=== Supplied data ===

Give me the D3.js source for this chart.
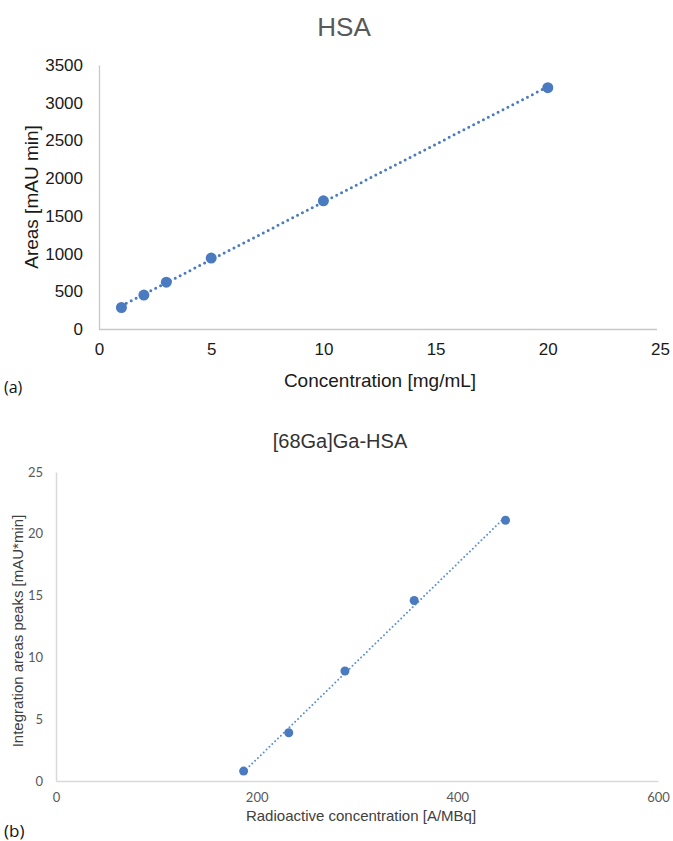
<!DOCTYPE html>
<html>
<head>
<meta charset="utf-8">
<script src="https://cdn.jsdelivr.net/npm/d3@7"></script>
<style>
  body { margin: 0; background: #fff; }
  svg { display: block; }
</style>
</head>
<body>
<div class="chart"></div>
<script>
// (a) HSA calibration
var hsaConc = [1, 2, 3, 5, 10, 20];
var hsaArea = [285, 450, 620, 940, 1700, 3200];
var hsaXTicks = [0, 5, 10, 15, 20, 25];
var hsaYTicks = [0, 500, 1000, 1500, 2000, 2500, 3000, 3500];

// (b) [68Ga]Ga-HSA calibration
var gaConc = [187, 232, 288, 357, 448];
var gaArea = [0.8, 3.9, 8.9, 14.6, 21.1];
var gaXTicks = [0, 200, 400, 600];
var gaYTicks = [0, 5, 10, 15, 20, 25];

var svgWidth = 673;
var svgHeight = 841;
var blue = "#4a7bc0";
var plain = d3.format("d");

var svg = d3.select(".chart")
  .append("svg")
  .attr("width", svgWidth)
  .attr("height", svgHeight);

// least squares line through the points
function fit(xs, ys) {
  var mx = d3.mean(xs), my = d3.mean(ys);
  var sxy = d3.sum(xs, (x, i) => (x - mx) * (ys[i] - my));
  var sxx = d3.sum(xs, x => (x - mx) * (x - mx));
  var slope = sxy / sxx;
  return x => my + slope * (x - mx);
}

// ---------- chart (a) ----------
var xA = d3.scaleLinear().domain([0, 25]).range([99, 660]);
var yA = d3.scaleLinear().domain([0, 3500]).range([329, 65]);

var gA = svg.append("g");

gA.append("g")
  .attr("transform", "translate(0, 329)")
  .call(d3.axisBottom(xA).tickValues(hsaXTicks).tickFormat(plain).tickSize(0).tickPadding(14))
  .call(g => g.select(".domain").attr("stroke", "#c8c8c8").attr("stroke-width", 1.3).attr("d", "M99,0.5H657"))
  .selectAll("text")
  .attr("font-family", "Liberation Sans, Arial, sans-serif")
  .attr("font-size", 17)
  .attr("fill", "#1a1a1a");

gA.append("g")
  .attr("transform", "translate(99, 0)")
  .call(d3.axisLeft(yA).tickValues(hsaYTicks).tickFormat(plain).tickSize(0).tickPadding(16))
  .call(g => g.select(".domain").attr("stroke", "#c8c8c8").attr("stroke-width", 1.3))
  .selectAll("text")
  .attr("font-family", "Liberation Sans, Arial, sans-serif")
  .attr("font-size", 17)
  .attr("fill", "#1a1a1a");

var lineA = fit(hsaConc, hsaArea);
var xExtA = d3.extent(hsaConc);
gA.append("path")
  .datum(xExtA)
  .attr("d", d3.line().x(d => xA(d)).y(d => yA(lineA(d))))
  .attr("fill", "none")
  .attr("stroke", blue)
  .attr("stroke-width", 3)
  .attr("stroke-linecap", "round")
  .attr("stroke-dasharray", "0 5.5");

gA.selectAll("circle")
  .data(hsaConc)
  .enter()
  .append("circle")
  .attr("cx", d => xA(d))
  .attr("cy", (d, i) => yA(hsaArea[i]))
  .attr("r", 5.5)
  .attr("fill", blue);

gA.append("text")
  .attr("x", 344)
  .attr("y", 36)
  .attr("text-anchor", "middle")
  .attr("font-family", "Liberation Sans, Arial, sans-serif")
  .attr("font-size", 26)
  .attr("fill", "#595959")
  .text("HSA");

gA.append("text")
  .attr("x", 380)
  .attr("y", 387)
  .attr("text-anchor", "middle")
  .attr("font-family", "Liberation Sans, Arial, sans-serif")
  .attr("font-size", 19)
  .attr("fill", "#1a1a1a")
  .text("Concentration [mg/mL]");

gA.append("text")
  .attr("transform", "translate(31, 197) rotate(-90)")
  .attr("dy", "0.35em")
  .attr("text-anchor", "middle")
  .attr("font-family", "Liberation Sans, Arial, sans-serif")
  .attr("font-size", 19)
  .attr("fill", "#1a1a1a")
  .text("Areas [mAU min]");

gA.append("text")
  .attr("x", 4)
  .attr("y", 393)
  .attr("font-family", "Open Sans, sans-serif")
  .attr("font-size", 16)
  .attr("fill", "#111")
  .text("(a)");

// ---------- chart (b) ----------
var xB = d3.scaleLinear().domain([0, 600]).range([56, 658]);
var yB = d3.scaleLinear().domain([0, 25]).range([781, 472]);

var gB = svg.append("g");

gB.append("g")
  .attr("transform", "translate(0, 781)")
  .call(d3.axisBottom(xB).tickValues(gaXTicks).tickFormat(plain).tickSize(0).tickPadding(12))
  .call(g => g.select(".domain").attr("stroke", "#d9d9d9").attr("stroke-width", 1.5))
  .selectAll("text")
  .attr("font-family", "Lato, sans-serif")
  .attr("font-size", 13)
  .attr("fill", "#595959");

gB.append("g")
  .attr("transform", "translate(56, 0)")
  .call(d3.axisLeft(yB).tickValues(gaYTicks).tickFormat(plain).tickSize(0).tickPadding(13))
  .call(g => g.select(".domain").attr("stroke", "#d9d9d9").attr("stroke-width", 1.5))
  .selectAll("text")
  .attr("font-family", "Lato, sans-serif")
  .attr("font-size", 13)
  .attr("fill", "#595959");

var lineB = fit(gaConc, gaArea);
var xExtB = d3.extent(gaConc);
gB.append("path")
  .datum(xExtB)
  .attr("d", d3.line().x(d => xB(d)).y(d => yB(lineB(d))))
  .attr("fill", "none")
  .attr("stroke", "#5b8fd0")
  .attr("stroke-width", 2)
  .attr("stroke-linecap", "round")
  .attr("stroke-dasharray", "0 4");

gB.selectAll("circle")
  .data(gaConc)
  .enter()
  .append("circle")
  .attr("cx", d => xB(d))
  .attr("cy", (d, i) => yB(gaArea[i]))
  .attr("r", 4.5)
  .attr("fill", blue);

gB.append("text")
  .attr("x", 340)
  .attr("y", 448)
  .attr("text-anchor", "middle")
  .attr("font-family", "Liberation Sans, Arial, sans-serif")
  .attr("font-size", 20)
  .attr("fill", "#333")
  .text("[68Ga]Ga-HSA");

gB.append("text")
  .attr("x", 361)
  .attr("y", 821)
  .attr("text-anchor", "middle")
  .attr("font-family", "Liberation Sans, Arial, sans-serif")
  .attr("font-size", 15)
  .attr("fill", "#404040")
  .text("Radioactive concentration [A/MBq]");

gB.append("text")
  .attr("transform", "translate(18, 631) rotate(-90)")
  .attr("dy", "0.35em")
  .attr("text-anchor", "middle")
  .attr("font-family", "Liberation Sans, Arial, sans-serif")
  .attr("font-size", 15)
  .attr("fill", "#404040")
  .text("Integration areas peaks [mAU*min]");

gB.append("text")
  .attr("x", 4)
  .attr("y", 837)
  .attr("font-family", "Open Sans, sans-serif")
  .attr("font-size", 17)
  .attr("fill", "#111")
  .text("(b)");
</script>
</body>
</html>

===

Omit the pictures, then output the rest of the listing exactly.

Give me the D3.js source for this chart.
<!DOCTYPE html>
<html>
<head>
<meta charset="utf-8">
<script src="https://cdn.jsdelivr.net/npm/d3@7"></script>
<style>
  body { margin: 0; background: #fff; }
  svg { display: block; }
</style>
</head>
<body>
<div class="chart"></div>
<script>
// (a) HSA calibration
var hsaConc = [1, 2, 3, 5, 10, 20];
var hsaArea = [285, 450, 620, 940, 1700, 3200];
var hsaXTicks = [0, 5, 10, 15, 20, 25];
var hsaYTicks = [0, 500, 1000, 1500, 2000, 2500, 3000, 3500];

// (b) [68Ga]Ga-HSA calibration
var gaConc = [187, 232, 288, 357, 448];
var gaArea = [0.8, 3.9, 8.9, 14.6, 21.1];
var gaXTicks = [0, 200, 400, 600];
var gaYTicks = [0, 5, 10, 15, 20, 25];

var svgWidth = 673;
var svgHeight = 841;
var blue = "#4a7bc0";
var plain = d3.format("d");

var svg = d3.select(".chart")
  .append("svg")
  .attr("width", svgWidth)
  .attr("height", svgHeight);

// least squares line through the points
function fit(xs, ys) {
  var mx = d3.mean(xs), my = d3.mean(ys);
  var sxy = d3.sum(xs, (x, i) => (x - mx) * (ys[i] - my));
  var sxx = d3.sum(xs, x => (x - mx) * (x - mx));
  var slope = sxy / sxx;
  return x => my + slope * (x - mx);
}

// ---------- chart (a) ----------
var xA = d3.scaleLinear().domain([0, 25]).range([99, 660]);
var yA = d3.scaleLinear().domain([0, 3500]).range([329, 65]);

var gA = svg.append("g");

gA.append("g")
  .attr("transform", "translate(0, 329)")
  .call(d3.axisBottom(xA).tickValues(hsaXTicks).tickFormat(plain).tickSize(0).tickPadding(14))
  .call(g => g.select(".domain").attr("stroke", "#c8c8c8").attr("stroke-width", 1.3).attr("d", "M99,0.5H657"))
  .selectAll("text")
  .attr("font-family", "Liberation Sans, Arial, sans-serif")
  .attr("font-size", 17)
  .attr("fill", "#1a1a1a");

gA.append("g")
  .attr("transform", "translate(99, 0)")
  .call(d3.axisLeft(yA).tickValues(hsaYTicks).tickFormat(plain).tickSize(0).tickPadding(16))
  .call(g => g.select(".domain").attr("stroke", "#c8c8c8").attr("stroke-width", 1.3))
  .selectAll("text")
  .attr("font-family", "Liberation Sans, Arial, sans-serif")
  .attr("font-size", 17)
  .attr("fill", "#1a1a1a");

var lineA = fit(hsaConc, hsaArea);
var xExtA = d3.extent(hsaConc);
gA.append("path")
  .datum(xExtA)
  .attr("d", d3.line().x(d => xA(d)).y(d => yA(lineA(d))))
  .attr("fill", "none")
  .attr("stroke", blue)
  .attr("stroke-width", 3)
  .attr("stroke-linecap", "round")
  .attr("stroke-dasharray", "0 5.5");

gA.selectAll("circle")
  .data(hsaConc)
  .enter()
  .append("circle")
  .attr("cx", d => xA(d))
  .attr("cy", (d, i) => yA(hsaArea[i]))
  .attr("r", 5.5)
  .attr("fill", blue);

gA.append("text")
  .attr("x", 344)
  .attr("y", 36)
  .attr("text-anchor", "middle")
  .attr("font-family", "Liberation Sans, Arial, sans-serif")
  .attr("font-size", 26)
  .attr("fill", "#595959")
  .text("HSA");

gA.append("text")
  .attr("x", 380)
  .attr("y", 387)
  .attr("text-anchor", "middle")
  .attr("font-family", "Liberation Sans, Arial, sans-serif")
  .attr("font-size", 19)
  .attr("fill", "#1a1a1a")
  .text("Concentration [mg/mL]");

gA.append("text")
  .attr("transform", "translate(31, 197) rotate(-90)")
  .attr("dy", "0.35em")
  .attr("text-anchor", "middle")
  .attr("font-family", "Liberation Sans, Arial, sans-serif")
  .attr("font-size", 19)
  .attr("fill", "#1a1a1a")
  .text("Areas [mAU min]");

gA.append("text")
  .attr("x", 4)
  .attr("y", 393)
  .attr("font-family", "Open Sans, sans-serif")
  .attr("font-size", 16)
  .attr("fill", "#111")
  .text("(a)");

// ---------- chart (b) ----------
var xB = d3.scaleLinear().domain([0, 600]).range([56, 658]);
var yB = d3.scaleLinear().domain([0, 25]).range([781, 472]);

var gB = svg.append("g");

gB.append("g")
  .attr("transform", "translate(0, 781)")
  .call(d3.axisBottom(xB).tickValues(gaXTicks).tickFormat(plain).tickSize(0).tickPadding(12))
  .call(g => g.select(".domain").attr("stroke", "#d9d9d9").attr("stroke-width", 1.5))
  .selectAll("text")
  .attr("font-family", "Lato, sans-serif")
  .attr("font-size", 13)
  .attr("fill", "#595959");

gB.append("g")
  .attr("transform", "translate(56, 0)")
  .call(d3.axisLeft(yB).tickValues(gaYTicks).tickFormat(plain).tickSize(0).tickPadding(13))
  .call(g => g.select(".domain").attr("stroke", "#d9d9d9").attr("stroke-width", 1.5))
  .selectAll("text")
  .attr("font-family", "Lato, sans-serif")
  .attr("font-size", 13)
  .attr("fill", "#595959");

var lineB = fit(gaConc, gaArea);
var xExtB = d3.extent(gaConc);
gB.append("path")
  .datum(xExtB)
  .attr("d", d3.line().x(d => xB(d)).y(d => yB(lineB(d))))
  .attr("fill", "none")
  .attr("stroke", "#5b8fd0")
  .attr("stroke-width", 2)
  .attr("stroke-linecap", "round")
  .attr("stroke-dasharray", "0 4");

gB.selectAll("circle")
  .data(gaConc)
  .enter()
  .append("circle")
  .attr("cx", d => xB(d))
  .attr("cy", (d, i) => yB(gaArea[i]))
  .attr("r", 4.5)
  .attr("fill", blue);

gB.append("text")
  .attr("x", 340)
  .attr("y", 448)
  .attr("text-anchor", "middle")
  .attr("font-family", "Liberation Sans, Arial, sans-serif")
  .attr("font-size", 20)
  .attr("fill", "#333")
  .text("[68Ga]Ga-HSA");

gB.append("text")
  .attr("x", 361)
  .attr("y", 821)
  .attr("text-anchor", "middle")
  .attr("font-family", "Liberation Sans, Arial, sans-serif")
  .attr("font-size", 15)
  .attr("fill", "#404040")
  .text("Radioactive concentration [A/MBq]");

gB.append("text")
  .attr("transform", "translate(18, 631) rotate(-90)")
  .attr("dy", "0.35em")
  .attr("text-anchor", "middle")
  .attr("font-family", "Liberation Sans, Arial, sans-serif")
  .attr("font-size", 15)
  .attr("fill", "#404040")
  .text("Integration areas peaks [mAU*min]");

gB.append("text")
  .attr("x", 4)
  .attr("y", 837)
  .attr("font-family", "Open Sans, sans-serif")
  .attr("font-size", 17)
  .attr("fill", "#111")
  .text("(b)");
</script>
</body>
</html>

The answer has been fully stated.